Spain has a boom-and-bust construction cycle, and currently, it is demanding a boom. Unfortunately, levels have not kept up, and according to Euro News Weekly, the country is facing an acute and huge shortage of construction workers.

With lucrative building contracts up for grabs, UK workers may soon be looking to take advantage in their droves. Interested construction professionals should beware, however, of some of the hazards in Spanish construction.

Risk of injury

As a starting point, Spain is an inherently more risky place to work than the UK. According to HSE Statistics, the rate of injury at work in Spain is approximately 1.5 per 100,000 people, compared to 0.5 in the UK.

While this is not a problem in itself (British workers may be more likely to have proper construction site PPE and will be more cautious), it is an underlying issue. Come prepared to work in the Spanish construction industry by retaining a construction accident lawyer and having full insurance. This will mean you are not out of pocket due to an accident, and have the opportunity to claim back from negligent employers further down the line.

Unlicensed properties

The construction of unlicensed properties has been rife in Spain, and particularly so on the south coast. Becoming involved with such projects can bring a number of issues to the table.

Firstly, any cash in hand is liable for investigation by the tax authorities. Secondly, there is every chance that the development can be legally closed down at any moment – without a contract, you are entitled to nothing, despite any long term plans you’ve made in the area.

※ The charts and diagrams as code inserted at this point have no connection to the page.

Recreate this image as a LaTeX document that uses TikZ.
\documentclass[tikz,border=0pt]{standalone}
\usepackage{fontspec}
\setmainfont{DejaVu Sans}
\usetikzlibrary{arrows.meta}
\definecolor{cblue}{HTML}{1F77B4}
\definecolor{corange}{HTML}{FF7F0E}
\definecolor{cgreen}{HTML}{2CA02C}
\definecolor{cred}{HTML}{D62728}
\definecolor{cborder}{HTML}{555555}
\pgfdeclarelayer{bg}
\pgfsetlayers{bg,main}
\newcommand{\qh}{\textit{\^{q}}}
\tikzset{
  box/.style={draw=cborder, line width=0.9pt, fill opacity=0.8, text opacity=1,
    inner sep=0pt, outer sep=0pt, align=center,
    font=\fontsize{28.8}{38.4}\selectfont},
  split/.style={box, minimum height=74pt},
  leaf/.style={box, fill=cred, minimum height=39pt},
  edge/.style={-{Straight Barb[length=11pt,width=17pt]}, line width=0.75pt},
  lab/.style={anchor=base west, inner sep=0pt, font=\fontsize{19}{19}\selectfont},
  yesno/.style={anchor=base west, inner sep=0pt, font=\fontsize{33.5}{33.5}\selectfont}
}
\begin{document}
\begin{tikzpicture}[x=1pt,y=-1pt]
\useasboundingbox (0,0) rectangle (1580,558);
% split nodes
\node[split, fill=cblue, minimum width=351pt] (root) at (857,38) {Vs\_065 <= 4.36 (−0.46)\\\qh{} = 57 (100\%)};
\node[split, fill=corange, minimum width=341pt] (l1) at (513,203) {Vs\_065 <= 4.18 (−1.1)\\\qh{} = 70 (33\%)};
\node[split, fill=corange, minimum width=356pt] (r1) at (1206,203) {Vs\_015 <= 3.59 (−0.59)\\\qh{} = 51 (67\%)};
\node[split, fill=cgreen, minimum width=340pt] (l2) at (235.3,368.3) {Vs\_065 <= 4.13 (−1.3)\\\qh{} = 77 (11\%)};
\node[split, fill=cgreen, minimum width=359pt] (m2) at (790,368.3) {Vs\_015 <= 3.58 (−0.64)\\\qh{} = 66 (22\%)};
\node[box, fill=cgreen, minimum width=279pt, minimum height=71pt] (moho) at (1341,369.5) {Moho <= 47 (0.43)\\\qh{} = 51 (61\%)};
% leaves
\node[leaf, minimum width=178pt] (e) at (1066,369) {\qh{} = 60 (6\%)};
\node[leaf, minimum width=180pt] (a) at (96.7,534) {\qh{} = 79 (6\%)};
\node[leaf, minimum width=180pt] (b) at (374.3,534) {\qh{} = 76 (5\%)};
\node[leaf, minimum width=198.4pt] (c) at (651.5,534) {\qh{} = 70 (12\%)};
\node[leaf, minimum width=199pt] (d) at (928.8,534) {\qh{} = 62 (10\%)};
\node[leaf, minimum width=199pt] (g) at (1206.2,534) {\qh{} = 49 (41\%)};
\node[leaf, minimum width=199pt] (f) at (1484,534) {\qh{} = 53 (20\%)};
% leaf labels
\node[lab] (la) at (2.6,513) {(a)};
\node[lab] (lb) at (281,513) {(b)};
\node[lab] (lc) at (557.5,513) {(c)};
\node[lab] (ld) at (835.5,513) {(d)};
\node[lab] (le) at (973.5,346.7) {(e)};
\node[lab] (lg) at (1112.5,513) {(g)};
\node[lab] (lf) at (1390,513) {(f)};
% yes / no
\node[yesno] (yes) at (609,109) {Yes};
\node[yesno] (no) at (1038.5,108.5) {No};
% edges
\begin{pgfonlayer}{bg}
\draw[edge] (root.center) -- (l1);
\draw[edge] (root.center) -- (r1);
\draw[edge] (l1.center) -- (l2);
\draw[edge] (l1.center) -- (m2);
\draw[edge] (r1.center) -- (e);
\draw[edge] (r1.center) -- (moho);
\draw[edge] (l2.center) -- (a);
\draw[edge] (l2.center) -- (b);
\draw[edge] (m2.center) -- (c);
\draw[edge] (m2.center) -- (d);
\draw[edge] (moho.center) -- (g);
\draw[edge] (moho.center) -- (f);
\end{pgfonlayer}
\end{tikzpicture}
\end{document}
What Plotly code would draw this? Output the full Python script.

Finally, with some unlicensed properties now condemned due to structural issues, there is potential for you to be dragged into litigation, depending on the size of the building party.

Picking your time

According to Infrastructure Intelligence, the Spanish property building boom is set to continue ever further over the next few years. As part of a collaborative effort, Spanish companies have linked with UK infrastructure specialists in a reciprocal arrangement aiming to foster relationships and continually improve the level of construction occurring.

Given this connection being established between the two countries, it’s a good idea to wait and bide your time before taking the jump into becoming an expat. Better quality and better earning work, with greater prestige, may be around the corner once Brexit has resolved itself; make sure that you’re joining the workforce at the right time, rather than rushing ahead of the pack for lesser projects.

Spain has a need for construction workers – and lots of them. Unable to pull in the same numbers that fuelled their previous boom, the country is looking abroad to workers who want to make their money in a potentially better climate than the one at home. If you’re one of them, consider your options carefully and stay safe, but don’t be afraid to jump in and make the most of Spain’s latest and much needed housing boom.